SchmidliEtAl2017 {bayesmeta} | R Documentation |
Historical variance example data
Description
Estimates of endpoint variances from six studies.
Usage
data("SchmidliEtAl2017")
Format
The data frame contains the following columns:
study | character | study label |
N | integer | total sample size |
stdev | numeric | standard deviation estimate |
df | integer | associated degrees of freedom |
Details
Schmidli et al. (2017) investigated the use of information on an endpoint's variance from previous (“historical”) studies for the design and analysis of a new clinical trial. As an example application, the problem of designing a trial in wet age-related macular degeneration (AMD) was considered. Trial design, and in particular considerations regarding the required sample size, hinge on the expected amount of variability in the primary endpoint (here: visual acuity, which is measured on a scale ranging from 0 to 100 via an eye test chart).
Historical data from six previous trials are available (Szabo et
al.; 2015), each trial providing an estimate \hat{s}_i
of
the endpoint's standard deviation along with the associated number of
degrees of freedom \nu_i
. The standard deviations
may then be modelled on the logarithmic scale, where the estimates and
their associated standard errors are given by
y_i=\log(\hat{s}_i) \quad \mbox{and} \quad
\sigma_i=\sqrt{\frac{1}{2\,\nu_i}}
The unit information standard deviation (UISD) for a logarithmic
standard deviation then is at approximately
\frac{1}{\sqrt{2}}
.
Source
H. Schmidli, B. Neuenschwander, T. Friede. Meta-analytic-predictive use of historical variance data for the design and analysis of clinical trials. Computational Statistics and Data Analysis, 113:100-110, 2017. doi:10.1016/j.csda.2016.08.007.
References
S.M. Szabo, M. Hedegaard, K. Chan, K. Thorlund, R. Christensen, H. Vorum, J.P. Jansen. Ranibizumab vs. aflibercept for wet age-related macular degeneration: network meta-analysis to understand the value of reduced frequency dosing. Current Medical Research and Opinion, 31(11):2031-2042, 2015. doi:10.1185/03007995.2015.1084909.
See Also
Examples
# load data:
data("SchmidliEtAl2017")
# show data:
SchmidliEtAl2017
## Not run:
# derive log-SDs and their standard errors:
dat <- cbind(SchmidliEtAl2017,
logstdev = log(SchmidliEtAl2017$stdev),
logstdev.se = sqrt(0.5/SchmidliEtAl2017$df))
dat
# alternatively, use "metafor::escalc()" function:
es <- escalc(measure="SDLN",
yi=log(stdev), vi=0.5/df, ni=N,
slab=study, data=SchmidliEtAl2017)
es
# perform meta-analysis of log-stdevs:
bm <- bayesmeta(y=dat$logstdev,
sigma=dat$logstdev.se,
label=dat$study,
tau.prior=function(t){dhalfnormal(t, scale=sqrt(2)/4)})
# or, alternatively:
bm <- bayesmeta(es,
tau.prior=function(t){dhalfnormal(t, scale=sqrt(2)/4)})

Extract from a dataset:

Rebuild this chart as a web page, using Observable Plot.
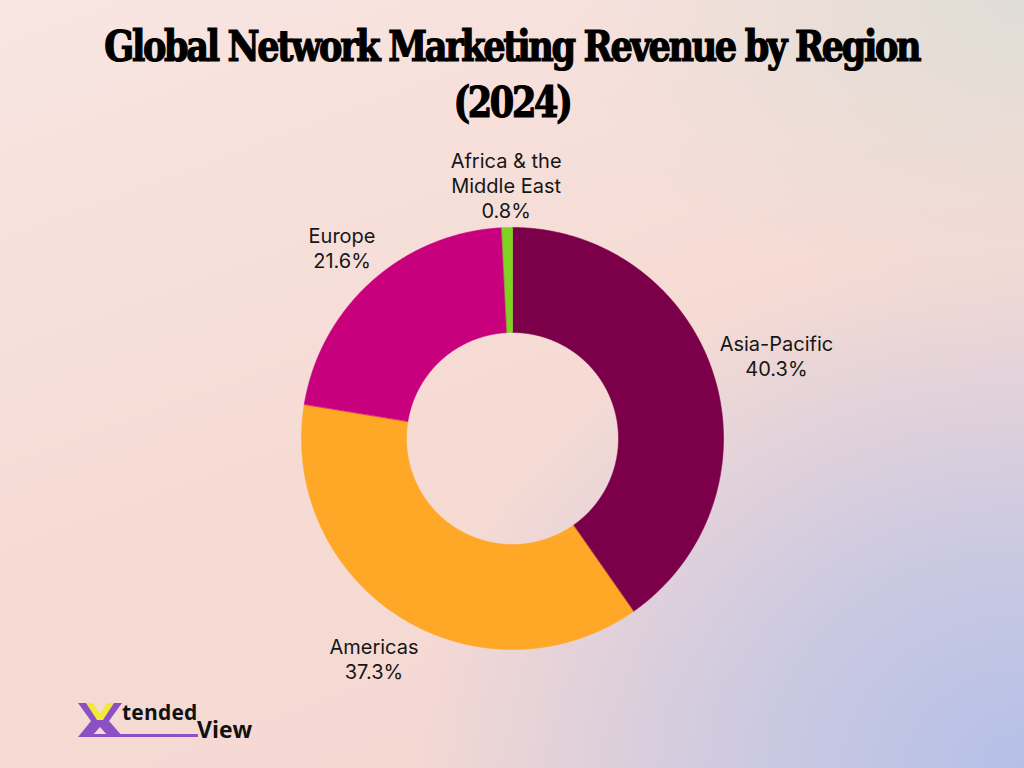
<!DOCTYPE html>
<html>
<head>
<meta charset="utf-8">
<script src="https://cdn.jsdelivr.net/npm/d3@7"></script>
<script src="https://cdn.jsdelivr.net/npm/@observablehq/plot@0.6"></script>
<style>
  html, body { margin: 0; padding: 0; }
  body {
    width: 1024px; height: 768px; overflow: hidden; position: relative;
    background:
      radial-gradient(ellipse 75% 85% at 100% 100%, rgba(180,192,232,1) 0%, rgba(190,196,230,0.75) 35%, rgba(200,200,230,0) 80%),
      radial-gradient(ellipse 45% 40% at 100% 0%, rgba(224,221,214,1) 0%, rgba(224,221,214,0) 100%),
      linear-gradient(160deg, #f8e5e2 0%, #f6dbd4 50%, #f4d6d2 100%);
    font-family: Inter, sans-serif;
  }
  #title {
    position: absolute; left: 0; top: 19px; width: 1024px; text-align: center;
    font-family: "DejaVu Serif Condensed", "DejaVu Serif", serif; font-weight: 900;
    font-stretch: condensed;
    font-size: 42px; line-height: 56px; letter-spacing: -2.5px; color: #000;
    -webkit-text-stroke: 1.2px #000;
  }
  #title span { display: inline-block; }
  #chart { position: absolute; left: 0; top: 140px; }
  #logo { position: absolute; left: 78px; top: 698px; width: 200px; height: 50px; }
</style>
</head>
<body>
<div id="title"><span id="t1">Global Network Marketing Revenue by Region</span><br><span id="t2">(2024)</span></div>
<div id="chart"></div>
<svg id="logo" width="200" height="50" viewBox="0 0 200 50">
  <polygon points="0,5 14,5 22,18 30,5 44,5 31,23 45,39 31,39 22,29 13,39 0,39 13,23" fill="#8c4fc4"/>
  <polygon points="8,5 15,5 22,16 29,5 36,5 25,22 19,22" fill="#f2e83a"/>
  <rect x="10" y="36" width="110" height="3" fill="#8c4fc4"/>
  <text x="44" y="22" font-family="Open Sans, sans-serif" font-weight="700" font-size="21" fill="#111" letter-spacing="0.2">tended</text>
  <text x="119" y="40" font-family="Open Sans, sans-serif" font-weight="700" font-size="23" fill="#111">View</text>
</svg>
<script>
// ---- data ----
const regions = ["Asia-Pacific", "Americas", "Europe", "Africa & the Middle East"];
const shares = [40.3, 37.3, 21.6, 0.8];
const labelLines = [["Asia-Pacific"], ["Americas"], ["Europe"], ["Africa & the", "Middle East"]];
const colors = ["#7b0049", "#ffa726", "#c8007d", "#7ed321"];

// ---- layout constants ----
const W = 1024, H = 560;
const R = 211;            // outer radius px
const cx = 512, cy = 298; // centre within svg (px)
const innerRatio = 106 / 211;

const data = regions.map((r, i) => ({region: r, share: shares[i], lines: labelLines[i]}));
const arcs = d3.pie().sort(null).value(d => d.share)(data);

// polygon points per slice (unit radius coordinates, y up)
const pts = [];
for (const a of arcs) {
  const n = Math.max(4, Math.ceil((a.endAngle - a.startAngle) / 0.005));
  for (let k = 0; k <= n; k++) {
    const t = a.startAngle + (a.endAngle - a.startAngle) * k / n;
    pts.push({region: a.data.region, x: Math.sin(t), y: Math.cos(t)});
  }
  for (let k = n; k >= 0; k--) {
    const t = a.startAngle + (a.endAngle - a.startAngle) * k / n;
    pts.push({region: a.data.region, x: innerRatio * Math.sin(t), y: innerRatio * Math.cos(t)});
  }
}

// label placement: box edge just outside the ring
const fontSize = 20, lineH = 25;
const ctx = document.createElement("canvas").getContext("2d");
ctx.font = `${fontSize}px Inter`;
const labels = arcs.map(a => {
  const mid = (a.startAngle + a.endAngle) / 2;
  const lines = [...a.data.lines, a.data.share.toFixed(1) + "%"];
  const w = d3.max(lines, l => ctx.measureText(l).width) / 2;
  const h = lines.length * lineH / 2;
  const s = Math.sin(mid), c = Math.cos(mid);
  const r = (215 + w * Math.abs(s) + h * Math.abs(c)) / R;
  return {x: r * s, y: r * c, text: lines.join("\n")};
});

const chart = Plot.plot({
  width: W, height: H,
  margin: 0,
  style: {background: "transparent", overflow: "visible"},
  x: {domain: [-cx / R, (W - cx) / R], axis: null},
  y: {domain: [-(H - cy) / R, cy / R], axis: null},
  color: {domain: regions, range: colors},
  marks: [
    Plot.line(pts, {x: "x", y: "y", z: "region", fill: "region", stroke: "region", strokeWidth: 0.6, curve: "linear-closed"}),
    Plot.text(labels, {x: "x", y: "y", text: "text", fontSize: fontSize, lineHeight: lineH / fontSize,
      lineAnchor: "middle", textAnchor: "middle", fill: "#161616", fontFamily: "Inter"})
  ]
});
document.getElementById("chart").appendChild(chart);

// fit title line width to reference
const t1 = document.getElementById("t1");
const target = 815;
const wNow = t1.getBoundingClientRect().width;
t1.style.transform = `scaleX(${target / wNow})`;
document.getElementById("t2").style.transform = `scaleX(${target / wNow})`;
</script>
</body>
</html>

# draw forest plot (see Fig.1):
forestplot(bm, zero=NA,
xlab="log standard deviation")
# show heterogeneity posterior:
plot(bm, which=4, prior=TRUE)
# posterior of log-stdevs, heterogeneity,
# and predictive distribution:
bm$summary
# prediction (standard deviations):
exp(bm$summary[c(2,5,6),"theta"])
exp(bm$qposterior(theta=c(0.025, 0.25, 0.50, 0.75, 0.975), predict=TRUE))
# compute required sample size (per arm):
power.t.test(n=NULL, delta=8, sd=10.9, power=0.8)
power.t.test(n=NULL, delta=8, sd=14.0, power=0.8)
# check UISD:
uisd(es, indiv=TRUE)
uisd(es)
1 / sqrt(2)
# compute predictive distribution's ESS:
ess(bm, uisd=1/sqrt(2))
# actual total sample size:
sum(dat$N)
# illustrate predictive distribution
# on standard-deviation-scale (Fig.2):
x <- seq(from=5, to=20, length=200)
plot(x, (1/x) * bm$dposterior(theta=log(x), predict=TRUE), type="l",
xlab=expression("predicted standard deviation "*sigma[k+1]),
ylab="predictive density")
abline(h=0, col="grey")
## End(Not run)